Similar to a two-digit number, finding three digits on a golf ball usually means it’s also a distinguishing mark.
But you can still usually find the number of dimples printed on the box.
Other Numbers on Golf Balls
Not all golf ball numbers have the meanings discussed above.
Players tend to like to print numbers that have a personal meaning — may it be a lucky number or a special date.
Many professional golfers do this too.
Meanwhile, Sergio Garcia had the number 10 on his balls. This signifies the Champions League championship of Real Madrid (his favorite team).
Most manufacturers let golfers customize their golf balls by having any number printed on them.
The numbers on a golf ball are used to indicate things like compression ratings and the number of dimples.
Having a ball with good features is helpful, but a golfer’s play still depends more on their skills and how they handle a ball — rather than on the ball itself.
Nowadays, the number on a ball is mainly for identification purposes.
Aside from that, you can also customize these numbers to put a number that has special meaning to you.
Frequently Asked Questions about the numbers on Golf Balls
Now that we’ve settled what the numbers on golf balls mean, below we answer a few more questions you might have:
The printed numbers on a golf ball mean a few things, as discussed above. Some might still prefer using old balls that tell them the number of dimples or compression index a ball has.
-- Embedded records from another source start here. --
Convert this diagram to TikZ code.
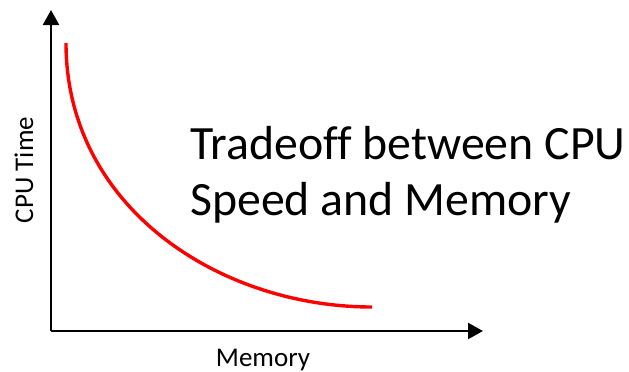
\documentclass[tikz,border=0pt]{standalone}
\usepackage{fontspec}
\setmainfont{Carlito}[Ligatures=NoCommon]
\usetikzlibrary{arrows.meta}
\tikzset{
  axis/.style={line width=2.4pt, -{Triangle[length=15pt,width=16pt]}},
  curve/.style={red, line width=3.4pt},
  label/.style={inner sep=0pt, font=\fontsize{27}{30}\selectfont},
  title/.style={inner sep=0pt, anchor=base west, font=\fontsize{47.8}{57}\selectfont}
}
\begin{document}
\begin{tikzpicture}[x=1pt,y=-1pt]
  \useasboundingbox (0,0) rectangle (629,372);
  % axes
  \coordinate (origin) at (51,331);
  \coordinate (ytip) at (51,10);
  \coordinate (xtip) at (483,331);
  \draw[axis] (origin) -- (ytip);
  \draw[axis] (origin) -- (xtip);
  % trade-off curve
  \coordinate (cstart) at (66,43);
  \coordinate (cend) at (372,307);
  \draw[curve] (cstart) .. controls (66,207) and (219,307) .. (cend);
  % axis labels
  \node[label, anchor=base, rotate=90] (ylab) at (33,170) {CPU Time};
  \node[label, anchor=base] (xlab) at (263,366) {Memory};
  % title
  \node[title] (t1) at (190,159) {Tradeoff between CPU};
  \node[title] (t2) at (190,215) {Speed and Memory};
\end{tikzpicture}
\end{document}
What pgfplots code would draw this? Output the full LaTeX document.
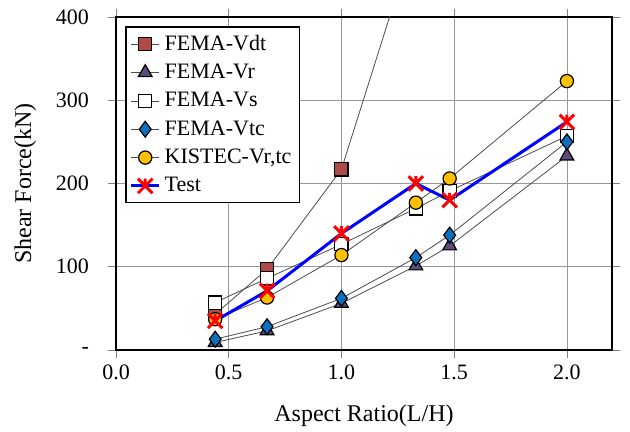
\documentclass[border=0pt]{standalone}
\usepackage{fontspec}
\setmainfont{Liberation Serif}
\usepackage{pgfplots}
\pgfplotsset{compat=1.18}

\definecolor{cdt}{HTML}{B04A48}
\definecolor{cvr}{HTML}{604A7B}
\definecolor{cvtc}{HTML}{0F6FBF}
\definecolor{ckis}{HTML}{FFC000}

% Excel-like star marker: an x with a vertical spoke
\pgfdeclareplotmark{xstar}{%
  \pgfpathmoveto{\pgfqpoint{-\pgfplotmarksize}{-\pgfplotmarksize}}%
  \pgfpathlineto{\pgfqpoint{\pgfplotmarksize}{\pgfplotmarksize}}%
  \pgfpathmoveto{\pgfqpoint{-\pgfplotmarksize}{\pgfplotmarksize}}%
  \pgfpathlineto{\pgfqpoint{\pgfplotmarksize}{-\pgfplotmarksize}}%
  \pgfpathmoveto{\pgfqpoint{0pt}{0pt}}%
  \pgfpathlineto{\pgfqpoint{0pt}{\pgfplotmarksize}}%
  \pgfusepathqstroke}

\begin{document}
\begin{tikzpicture}
\begin{axis}[
    scale only axis,
    width=248pt, height=166.5pt,
    xmin=0, xmax=2.2, ymin=0, ymax=400,
    xtick={0,0.5,1,1.5,2},
    ytick={0,100,200,300,400},
    yticklabels={-,100,200,300,400},
    xticklabel style={/pgf/number format/fixed,/pgf/number format/fixed zerofill,/pgf/number format/precision=1},
    /pgf/number format/assume math mode=true,
    tick align=outside,
    major tick length=4pt,
    tick style={gray, thin},
    grid=major,
    major grid style={gray!80, thin},
    axis line style={black, semithick},
    font=\fontsize{11}{13}\selectfont,
    yticklabel shift=6pt,
    ylabel shift=3pt,
    xlabel shift=5.5pt,
    label style={font=\fontsize{12}{14}\selectfont},
    xlabel={Aspect Ratio(L/H)},
    ylabel={Shear Force(kN)},
    legend style={at={(0.018,0.973)}, anchor=north west,
        draw=black, thick, fill=white, font=\fontsize{11}{13}\selectfont,
        row sep=1.4pt, inner sep=2pt, legend cell align=left},
    legend image code/.code={%
        \draw[mark repeat=2,mark phase=2,#1] plot coordinates {(0pt,0pt)(7pt,0pt)(14pt,0pt)};},
    every axis plot/.append style={mark size=3.3pt},
]
\addplot[black!70, thin, mark=square*, mark options={fill=cdt, draw=black, semithick}]
  coordinates {(0.44,43) (0.67,97) (1.0,217) (1.33,500) (1.48,560) (2.0,800)};
\addlegendentry{FEMA-Vdt}
\addplot[black!70, thin, mark=triangle*, mark options={fill=cvr, draw=black, semithick, scale=1.2}]
  coordinates {(0.44,9) (0.67,23) (1.0,56) (1.33,101) (1.48,125) (2.0,233)};
\addlegendentry{FEMA-Vr}
\addplot[black!70, thin, mark=square*, mark options={fill=white, draw=black, semithick}]
  coordinates {(0.44,57) (0.67,86) (1.0,127) (1.33,170) (1.48,191) (2.0,257)};
\addlegendentry{FEMA-Vs}
\addplot[black!70, thin, mark=diamond*, mark options={fill=cvtc, draw=black, semithick, scale=1.2}]
  coordinates {(0.44,13) (0.67,28) (1.0,62) (1.33,111) (1.48,138) (2.0,250)};
\addlegendentry{FEMA-Vtc}
\addplot[black!70, thin, mark=*, mark options={fill=ckis, draw=black, semithick}]
  coordinates {(0.44,37) (0.67,63) (1.0,114) (1.33,177) (1.48,206) (2.0,323)};
\addlegendentry{KISTEC-Vr,tc}
\addplot[blue, line width=1.5pt, mark=xstar, mark options={red, line width=1.5pt, scale=1.1}]
  coordinates {(0.44,35) (0.67,71) (1.0,140) (1.33,200) (1.48,180) (2.0,274)};
\addlegendentry{Test}
\end{axis}
\pgfresetboundingbox
\path[use as bounding box] ([xshift=-58pt,yshift=-41pt]current axis.south west) rectangle ([xshift=9pt,yshift=8.5pt]current axis.north east);
\end{tikzpicture}
\end{document}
But the main reason modern balls still have a number printed on them is for identification purposes. Many players tend to choose the same type of golf ball brands and models. So different numbers on golf balls are printed to avoid confusion during a play. Additionally, players also customize their numbers for good luck.
ANY number is allowed on golf balls! Manufacturers let golfers personalize their balls in terms of the number printed and the color of that number. There’s no limit to what number can be put on the balls. But manufacturers will choose any single-digit number as a DEFAULT.